■ What to work on
Return, exactly as written, every line from the first line of the data below through the line that contains "(wgl) at (473,456)".

* BEGIN *

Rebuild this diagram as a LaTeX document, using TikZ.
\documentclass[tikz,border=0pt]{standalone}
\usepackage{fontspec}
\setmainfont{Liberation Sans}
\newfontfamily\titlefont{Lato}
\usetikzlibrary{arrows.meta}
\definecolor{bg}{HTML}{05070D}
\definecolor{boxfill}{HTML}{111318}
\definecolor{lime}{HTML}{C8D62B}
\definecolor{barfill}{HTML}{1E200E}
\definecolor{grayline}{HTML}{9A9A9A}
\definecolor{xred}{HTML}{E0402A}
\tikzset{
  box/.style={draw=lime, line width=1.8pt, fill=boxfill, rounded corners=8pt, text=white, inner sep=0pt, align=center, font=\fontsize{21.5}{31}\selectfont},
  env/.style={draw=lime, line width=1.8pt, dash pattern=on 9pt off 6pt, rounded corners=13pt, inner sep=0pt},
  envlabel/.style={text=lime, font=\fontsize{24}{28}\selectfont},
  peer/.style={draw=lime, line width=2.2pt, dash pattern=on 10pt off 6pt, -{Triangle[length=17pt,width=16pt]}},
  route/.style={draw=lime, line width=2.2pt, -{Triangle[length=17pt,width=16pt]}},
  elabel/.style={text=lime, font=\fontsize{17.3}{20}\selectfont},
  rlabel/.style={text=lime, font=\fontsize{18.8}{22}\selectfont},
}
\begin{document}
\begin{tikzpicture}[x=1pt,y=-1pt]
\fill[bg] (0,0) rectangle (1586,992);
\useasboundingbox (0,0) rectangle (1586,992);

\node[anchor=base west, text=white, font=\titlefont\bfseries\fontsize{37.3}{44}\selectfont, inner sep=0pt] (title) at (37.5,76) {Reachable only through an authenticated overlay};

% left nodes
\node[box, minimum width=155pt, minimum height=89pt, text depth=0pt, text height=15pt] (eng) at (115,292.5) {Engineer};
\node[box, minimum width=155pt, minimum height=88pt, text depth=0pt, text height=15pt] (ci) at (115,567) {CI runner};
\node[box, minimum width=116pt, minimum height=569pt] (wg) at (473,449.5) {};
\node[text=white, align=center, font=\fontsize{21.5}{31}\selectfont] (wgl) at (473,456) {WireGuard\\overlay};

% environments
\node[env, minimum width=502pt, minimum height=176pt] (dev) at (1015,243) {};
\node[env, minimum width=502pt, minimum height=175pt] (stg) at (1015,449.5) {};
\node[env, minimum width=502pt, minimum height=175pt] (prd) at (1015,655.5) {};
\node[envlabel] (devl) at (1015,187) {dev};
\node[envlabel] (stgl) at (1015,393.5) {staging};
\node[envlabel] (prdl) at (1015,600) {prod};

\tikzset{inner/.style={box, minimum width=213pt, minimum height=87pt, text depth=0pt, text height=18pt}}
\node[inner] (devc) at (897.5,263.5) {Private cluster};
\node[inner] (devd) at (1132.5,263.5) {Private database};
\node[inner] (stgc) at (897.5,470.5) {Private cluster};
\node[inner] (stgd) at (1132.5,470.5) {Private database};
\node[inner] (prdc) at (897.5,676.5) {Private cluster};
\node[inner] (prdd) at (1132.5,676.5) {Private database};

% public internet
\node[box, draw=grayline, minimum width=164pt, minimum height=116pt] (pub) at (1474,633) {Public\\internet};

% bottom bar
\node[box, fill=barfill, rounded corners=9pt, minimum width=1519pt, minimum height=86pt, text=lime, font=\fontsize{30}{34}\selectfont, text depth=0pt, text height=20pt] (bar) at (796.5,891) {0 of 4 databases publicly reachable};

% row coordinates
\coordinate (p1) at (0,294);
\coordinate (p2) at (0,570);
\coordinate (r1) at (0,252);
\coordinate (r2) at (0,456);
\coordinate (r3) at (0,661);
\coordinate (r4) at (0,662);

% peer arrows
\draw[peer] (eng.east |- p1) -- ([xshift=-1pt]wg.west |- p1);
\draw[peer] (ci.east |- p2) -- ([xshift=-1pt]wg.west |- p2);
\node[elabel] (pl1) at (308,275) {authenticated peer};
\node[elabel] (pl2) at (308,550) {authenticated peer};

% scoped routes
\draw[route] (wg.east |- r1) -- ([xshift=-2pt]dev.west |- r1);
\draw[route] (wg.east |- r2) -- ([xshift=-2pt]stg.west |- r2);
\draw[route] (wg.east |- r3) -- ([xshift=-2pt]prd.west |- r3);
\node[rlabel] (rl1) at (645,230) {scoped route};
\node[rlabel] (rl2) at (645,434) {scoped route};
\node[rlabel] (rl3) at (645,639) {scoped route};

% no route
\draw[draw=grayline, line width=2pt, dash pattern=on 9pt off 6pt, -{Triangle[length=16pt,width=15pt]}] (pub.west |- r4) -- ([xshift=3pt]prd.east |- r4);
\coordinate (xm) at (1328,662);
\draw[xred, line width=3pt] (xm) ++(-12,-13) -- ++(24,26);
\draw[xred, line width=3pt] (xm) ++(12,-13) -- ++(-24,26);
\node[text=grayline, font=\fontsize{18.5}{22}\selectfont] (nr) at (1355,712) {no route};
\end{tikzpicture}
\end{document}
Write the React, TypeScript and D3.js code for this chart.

* END *

■ Response to the task
Rebuild this diagram as a LaTeX document, using TikZ.
\documentclass[tikz,border=0pt]{standalone}
\usepackage{fontspec}
\setmainfont{Liberation Sans}
\newfontfamily\titlefont{Lato}
\usetikzlibrary{arrows.meta}
\definecolor{bg}{HTML}{05070D}
\definecolor{boxfill}{HTML}{111318}
\definecolor{lime}{HTML}{C8D62B}
\definecolor{barfill}{HTML}{1E200E}
\definecolor{grayline}{HTML}{9A9A9A}
\definecolor{xred}{HTML}{E0402A}
\tikzset{
  box/.style={draw=lime, line width=1.8pt, fill=boxfill, rounded corners=8pt, text=white, inner sep=0pt, align=center, font=\fontsize{21.5}{31}\selectfont},
  env/.style={draw=lime, line width=1.8pt, dash pattern=on 9pt off 6pt, rounded corners=13pt, inner sep=0pt},
  envlabel/.style={text=lime, font=\fontsize{24}{28}\selectfont},
  peer/.style={draw=lime, line width=2.2pt, dash pattern=on 10pt off 6pt, -{Triangle[length=17pt,width=16pt]}},
  route/.style={draw=lime, line width=2.2pt, -{Triangle[length=17pt,width=16pt]}},
  elabel/.style={text=lime, font=\fontsize{17.3}{20}\selectfont},
  rlabel/.style={text=lime, font=\fontsize{18.8}{22}\selectfont},
}
\begin{document}
\begin{tikzpicture}[x=1pt,y=-1pt]
\fill[bg] (0,0) rectangle (1586,992);
\useasboundingbox (0,0) rectangle (1586,992);

\node[anchor=base west, text=white, font=\titlefont\bfseries\fontsize{37.3}{44}\selectfont, inner sep=0pt] (title) at (37.5,76) {Reachable only through an authenticated overlay};

% left nodes
\node[box, minimum width=155pt, minimum height=89pt, text depth=0pt, text height=15pt] (eng) at (115,292.5) {Engineer};
\node[box, minimum width=155pt, minimum height=88pt, text depth=0pt, text height=15pt] (ci) at (115,567) {CI runner};
\node[box, minimum width=116pt, minimum height=569pt] (wg) at (473,449.5) {};
\node[text=white, align=center, font=\fontsize{21.5}{31}\selectfont] (wgl) at (473,456) {WireGuard\\overlay};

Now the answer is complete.